## TASK DETAILS
Starting at the first line of the data, please print exactly those lines through the one that holds "years = list(range(1995, 2015))", omitting every picture.
══════════════════════════════
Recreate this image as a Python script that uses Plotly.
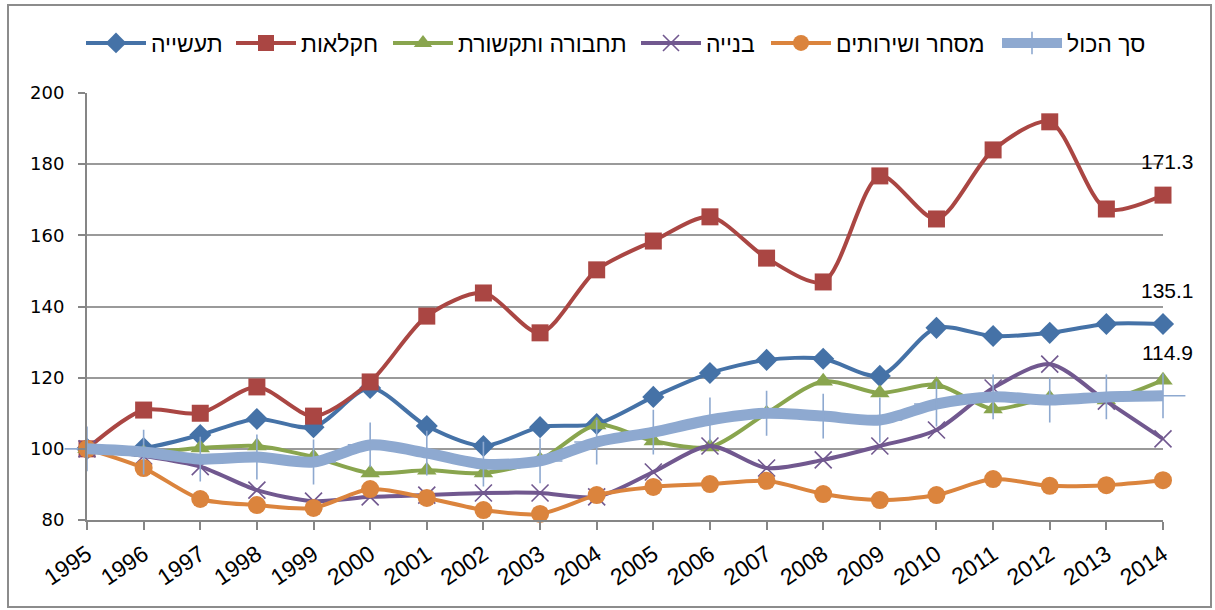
import plotly.graph_objects as go

years = list(range(1995, 2015))

industry = [100, 100.2, 103.9, 108.4, 106.1, 117.1, 106.4, 100.8, 106.1, 107.0,
            114.6, 121.3, 125.0, 125.3, 120.5, 134.0, 131.7, 132.6, 135.1, 135.1]
agriculture = [100, 110.9, 110.0, 117.4, 109.2, 118.8, 137.3, 143.8, 132.6, 150.3,
               158.4, 165.2, 153.6, 146.9, 176.7, 164.6, 184.0, 191.9, 167.4, 171.3]
transport = [100, 99.0, 100.2, 100.8, 97.7, 93.2, 94.0, 93.2, 96.9, 106.7,
             102.2, 100.5, 110.0, 119.0, 115.7, 118.0, 111.2, 114.3, 113.7, 119.3]
construction = [100, 98.0, 95.0, 88.4, 85.3, 86.5, 87.0, 87.6, 87.6, 86.5,
                93.5, 100.8, 94.6, 96.9, 100.8, 105.3, 117.1, 123.8, 113.4, 102.8]
commerce = [100, 94.6, 85.9, 84.2, 83.4, 88.7, 86.2, 82.8, 81.7, 87.0,
            89.3, 90.1, 91.0, 87.3, 85.6, 87.0, 91.5, 89.6, 89.8, 91.2]
total = [100, 99.1, 97.1, 97.7, 96.3, 101.1, 98.8, 95.7, 96.6, 101.9,
         104.7, 108.1, 110.0, 109.2, 108.1, 112.6, 114.6, 113.7, 114.6, 114.9]

names = ["תעשייה", "חקלאות", "תחבורה ותקשורת", "בנייה", "מסחר ושירותים", "סך הכול"]
colors = ["#4572A7", "#AA4643", "#89A54E", "#71588F", "#DB843D", "#8EA9D0"]
series = [industry, agriculture, transport, construction, commerce, total]
symbols = ["diamond", "square", "triangle-up", "x-thin", "circle", "cross-thin"]
msizes = [17, 17, 17, 17, 18, 32]
lwidths = [4, 4, 4, 4, 4, 11]

labels_idx = [1, 0, 5]
label_texts = ["171.3", "135.1", "114.9"]
label_shift = [34, 33, 43]

# legend entry text start positions (px, page coordinates)
legend_text_px = [153, 303, 460, 708, 838, 1069]

L, R, T, B = 87, 1163, 93, 520
W, H = 1215, 610
pw, ph = R - L, B - T

fig = go.Figure()
for k, (nm, col, ys, sym, ms, lw) in enumerate(zip(names, colors, series, symbols, msizes, lwidths)):
    if sym in ("x-thin", "cross-thin"):
        marker = dict(symbol=sym, size=ms, color=col, line=dict(color=col, width=1.6))
    else:
        marker = dict(symbol=sym, size=ms, color=col, line=dict(width=0))
    lg = "legend" if k == 0 else f"legend{k + 1}"
    fig.add_trace(go.Scatter(
        x=years, y=ys, name=nm, mode="lines+markers",
        line=dict(color=col, width=lw, shape="spline", smoothing=0.8),
        marker=marker, cliponaxis=False, legend=lg,
    ))

for i, txt, sh in zip(labels_idx, label_texts, label_shift):
    fig.add_annotation(x=years[-1], y=series[i][-1], text=txt, showarrow=False,
                       xref="x", yref="y", yshift=sh, xshift=4,
                       font=dict(family="Liberation Sans, Arial", size=21, color="#000000"))

fig.add_shape(type="rect", xref="paper", yref="paper",
              x0=(8 - L) / pw, x1=(1211 - L) / pw,
              y0=(B - 607) / ph, y1=(B - 5) / ph,
              line=dict(color="#8c8c8c", width=2), fillcolor="rgba(0,0,0,0)", layer="below")

ITEMW = 60
layout_legends = {}
for k, xpx in enumerate(legend_text_px):
    key = "legend" if k == 0 else f"legend{k + 1}"
    layout_legends[key] = dict(
        orientation="h", x=(xpx - ITEMW - 12 - L) / pw, xanchor="left",
        y=(B - 43) / ph, yanchor="middle", bgcolor="rgba(0,0,0,0)",
        font=dict(family="Liberation Sans, Arial", size=23, color="#000000"),
        itemwidth=ITEMW,
    )

fig.update_layout(
    width=W, height=H,
    margin=dict(l=L, r=W - R, t=T, b=H - B, pad=0, autoexpand=False),
    plot_bgcolor="white", paper_bgcolor="white",
    showlegend=True,
    xaxis=dict(range=[1995, 2014], tickmode="array", tickvals=years,
               ticktext=[str(y) for y in years], tickangle=-34,
               showgrid=False, zeroline=False,
               showline=True, linecolor="#868686", linewidth=2,
               ticks="outside", ticklen=8, tickwidth=1.5, tickcolor="#868686",
               ticklabelstandoff=2,
               tickfont=dict(family="Liberation Sans, Arial", size=23, color="#000000")),
    yaxis=dict(range=[80, 200], tickmode="array", tickvals=[80, 100, 120, 140, 160, 180, 200],
               showgrid=True, gridcolor="#9a9a9a", gridwidth=1.5, zeroline=False,
               showline=True, linecolor="#868686", linewidth=2,
               ticks="outside", ticklen=7, tickwidth=1.5, tickcolor="#868686",
               ticklabelstandoff=10,
               tickfont=dict(family="DejaVu Sans", size=18, color="#000000")),
    **layout_legends,
)

fig.write_html("out.html", config={"displayModeBar": False},
               post_script="document.body.style.margin='0';document.body.style.overflow='hidden';")
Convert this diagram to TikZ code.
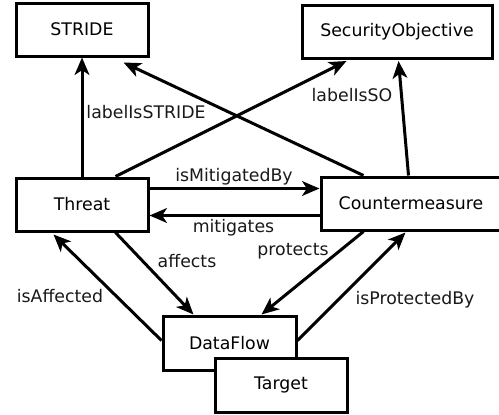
\documentclass[tikz,border=0pt]{standalone}
\usepackage{fontspec}
\setmainfont{DejaVu Sans}
\usetikzlibrary{arrows.meta,calc}
\begin{document}
\begin{tikzpicture}[x=0.75pt,y=-0.75pt,
  box/.style={draw,line width=2.25pt,fill=white,inner sep=0pt,minimum height=39.75pt},
  arr/.style={line width=2.25pt,-{Stealth[length=13pt,width=11pt,inset=3.5pt]}},
  lbl/.style={inner sep=0pt,text=black!90},
  every node/.append style={font=\fontsize{13}{15}\selectfont}]
\useasboundingbox (0,0) rectangle (499,414);
\clip (0,0) rectangle (499,414);
\node[box,minimum width=99pt] (stride) at (82,29.5) {STRIDE};
\node[box,minimum width=142.5pt] (so) at (397,31.5) {SecurityObjective};
\node[box,minimum width=99pt] (threat) at (82,204.5) {Threat};
\node[box,minimum width=135pt] (cm) at (411,203.5) {Countermeasure};
% connectors
\draw[arr] (threat.north) -- (stride.south);
\draw[arr] ($(cm.north west)+(44,0)$) -- ($(stride.south west)+(109,5)$);
\draw[arr] ($(threat.north west)+(101,0)$) -- ($(so.south west)+(46,1.5)$);
\draw[arr] ($(cm.north west)+(89,0)$) -- ($(so.south west)+(98,1.5)$);
\draw[arr] ($(threat.north east)+(0,12)$) -- ($(cm.north west)+(0,13)$);
\draw[arr] ($(cm.north west)+(0,40)$) -- ($(threat.north east)+(0,39)$);
\node[box,minimum width=99.75pt,minimum height=40.5pt] (df) at (229.5,343) {DataFlow};
\draw[arr] ($(threat.south west)+(101,0)$) -- ($(df.north west)+(32,0)$);
\draw[arr] ($(df.north west)+(0,26)$) -- ($(threat.south west)+(39,2)$);
\draw[arr] ($(cm.south west)+(44,0)$) -- ($(df.north west)+(100,0)$);
\draw[arr] ($(df.north east)+(0,26)$) -- ($(cm.south west)+(86,1)$);
\node[box,minimum width=99pt,minimum height=40.5pt] (target) at (281,385) {Target};
% labels
\node[lbl] (l1) at (146,112) {labelIsSTRIDE};
\node[lbl] (l2) at (352,95.5) {labelIsSO};
\node[lbl] (l3) at (234,177) {isMitigatedBy};
\node[lbl] (l4) at (233.5,228) {mitigates};
\node[lbl] (l5) at (187,261.5) {affects};
\node[lbl] (l6) at (293,251.5) {protects};
\node[lbl] (l7) at (60,296) {isAffected};
\node[lbl] (l8) at (415,299.5) {isProtectedBy};
\end{tikzpicture}
\end{document}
══════════════════════════════
## FULL ANSWER
Recreate this image as a Python script that uses Plotly.
import plotly.graph_objects as go

years = list(range(1995, 2015))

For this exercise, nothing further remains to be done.